PROBLEM DETAILS :: Restate the data below word for word. Skip any images it contains.

■ ■ ■ ■ ■

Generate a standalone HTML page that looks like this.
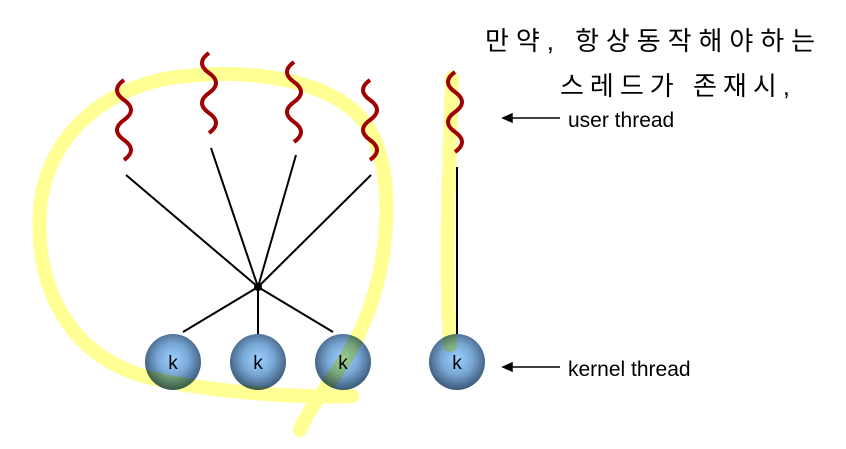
<!DOCTYPE html>
<html><head><meta charset="utf-8"><style>
html,body{margin:0;padding:0;background:#fff;width:846px;height:449px;overflow:hidden}
svg{display:block}
</style></head><body>
<svg width="846" height="449" viewBox="0 0 846 449">
<defs>
<radialGradient id="kg" cx="50%" cy="45%" r="55%">
<stop offset="0" stop-color="#9cd0ff"/><stop offset="0.5" stop-color="#7aa8d6"/><stop offset="1" stop-color="#3a5878"/>
</radialGradient>
</defs>
<g stroke="#000" stroke-width="2">
<line x1="126" y1="175" x2="258" y2="287"/>
<line x1="211" y1="148" x2="258" y2="287"/>
<line x1="296" y1="155" x2="258" y2="287"/>
<line x1="371" y1="175" x2="258" y2="287"/>
<line x1="258" y1="287" x2="183" y2="332"/>
<line x1="258" y1="287" x2="258" y2="334"/>
<line x1="258" y1="287" x2="333" y2="332"/>
<line x1="457" y1="167" x2="457" y2="340"/>
</g>
<circle cx="258" cy="287" r="4" fill="#000"/>
<g fill="none" stroke="#a00000" stroke-width="4">
<path d="M124,80 q-14,10 0,20 q14,10 0,20 q-14,10 0,20 q14,10 0,20"/>
<path d="M209,53 q-14,10 0,20 q14,10 0,20 q-14,10 0,20 q14,10 0,20"/>
<path d="M294,62 q-14,10 0,20 q14,10 0,20 q-14,10 0,20 q14,10 0,20"/>
<path d="M370,80 q-14,10 0,20 q14,10 0,20 q-14,10 0,20 q14,10 0,20"/>
<path d="M455,72 q-14,10 0,20 q14,10 0,20 q-14,10 0,20 q14,10 0,20"/>
</g>
<g>
<circle cx="173" cy="362" r="28" fill="url(#kg)"/>
<circle cx="258" cy="362" r="28" fill="url(#kg)"/>
<circle cx="343" cy="362" r="28" fill="url(#kg)"/>
<circle cx="457" cy="362" r="28" fill="url(#kg)"/>
<g font-family="Liberation Sans, sans-serif" font-size="19" fill="#000" text-anchor="middle">
<text x="173" y="369">k</text><text x="258" y="369">k</text><text x="343" y="369">k</text><text x="457" y="369">k</text>
</g>
</g>
<g fill="none" stroke="#ffff66" stroke-width="14" stroke-linecap="round" opacity="0.7" style="mix-blend-mode:multiply">
<path d="M352,396 C300,398 200,392 140,375 C70,352 35,290 40,210 C45,140 100,90 170,78 C250,66 340,80 370,130 C395,175 390,260 365,320 C345,370 315,395 300,430"/>
<path d="M452,78 C450,150 445,250 450,345"/>
</g>
<g stroke="#000" stroke-width="1.5">
<line x1="560" y1="118" x2="510" y2="118"/>
<polygon points="503,118 512,114 512,122" fill="#000"/>
<line x1="560" y1="367" x2="510" y2="367"/>
<polygon points="503,367 512,363 512,371" fill="#000"/>
</g>
<g font-family="Liberation Sans, sans-serif" font-size="21" fill="#000">
<text x="568" y="127">user thread</text>
<text x="568" y="376">kernel thread</text>
</g>
<g font-family="Liberation Sans, 'Noto Sans CJK KR', sans-serif" font-size="26" fill="#000">
<text x="485" y="50" textLength="330">만약, 항상동작해야하는</text>
<text x="560" y="95" textLength="230">스레드가 존재시,</text>
</g>
</svg>
</body></html>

■ ■ ■ ■ ■

THE RESULT ::
Generate a standalone HTML page that looks like this.
<!DOCTYPE html>
<html><head><meta charset="utf-8"><style>
html,body{margin:0;padding:0;background:#fff;width:846px;height:449px;overflow:hidden}
svg{display:block}
</style></head><body>
<svg width="846" height="449" viewBox="0 0 846 449">
<defs>
<radialGradient id="kg" cx="50%" cy="45%" r="55%">
<stop offset="0" stop-color="#9cd0ff"/><stop offset="0.5" stop-color="#7aa8d6"/><stop offset="1" stop-color="#3a5878"/>
</radialGradient>
</defs>
<g stroke="#000" stroke-width="2">
<line x1="126" y1="175" x2="258" y2="287"/>
<line x1="211" y1="148" x2="258" y2="287"/>
<line x1="296" y1="155" x2="258" y2="287"/>
<line x1="371" y1="175" x2="258" y2="287"/>
<line x1="258" y1="287" x2="183" y2="332"/>
<line x1="258" y1="287" x2="258" y2="334"/>
<line x1="258" y1="287" x2="333" y2="332"/>
<line x1="457" y1="167" x2="457" y2="340"/>
</g>
<circle cx="258" cy="287" r="4" fill="#000"/>
<g fill="none" stroke="#a00000" stroke-width="4">
<path d="M124,80 q-14,10 0,20 q14,10 0,20 q-14,10 0,20 q14,10 0,20"/>
<path d="M209,53 q-14,10 0,20 q14,10 0,20 q-14,10 0,20 q14,10 0,20"/>
<path d="M294,62 q-14,10 0,20 q14,10 0,20 q-14,10 0,20 q14,10 0,20"/>
<path d="M370,80 q-14,10 0,20 q14,10 0,20 q-14,10 0,20 q14,10 0,20"/>
<path d="M455,72 q-14,10 0,20 q14,10 0,20 q-14,10 0,20 q14,10 0,20"/>
</g>
<g>
<circle cx="173" cy="362" r="28" fill="url(#kg)"/>
<circle cx="258" cy="362" r="28" fill="url(#kg)"/>
<circle cx="343" cy="362" r="28" fill="url(#kg)"/>
<circle cx="457" cy="362" r="28" fill="url(#kg)"/>
<g font-family="Liberation Sans, sans-serif" font-size="19" fill="#000" text-anchor="middle">
<text x="173" y="369">k</text><text x="258" y="369">k</text><text x="343" y="369">k</text><text x="457" y="369">k</text>
</g>
</g>
<g fill="none" stroke="#ffff66" stroke-width="14" stroke-linecap="round" opacity="0.7" style="mix-blend-mode:multiply">
<path d="M352,396 C300,398 200,392 140,375 C70,352 35,290 40,210 C45,140 100,90 170,78 C250,66 340,80 370,130 C395,175 390,260 365,320 C345,370 315,395 300,430"/>
<path d="M452,78 C450,150 445,250 450,345"/>
</g>
<g stroke="#000" stroke-width="1.5">
<line x1="560" y1="118" x2="510" y2="118"/>
<polygon points="503,118 512,114 512,122" fill="#000"/>
<line x1="560" y1="367" x2="510" y2="367"/>
<polygon points="503,367 512,363 512,371" fill="#000"/>
</g>
<g font-family="Liberation Sans, sans-serif" font-size="21" fill="#000">
<text x="568" y="127">user thread</text>
<text x="568" y="376">kernel thread</text>
</g>
<g font-family="Liberation Sans, 'Noto Sans CJK KR', sans-serif" font-size="26" fill="#000">
<text x="485" y="50" textLength="330">만약, 항상동작해야하는</text>
<text x="560" y="95" textLength="230">스레드가 존재시,</text>
</g>
</svg>
</body></html>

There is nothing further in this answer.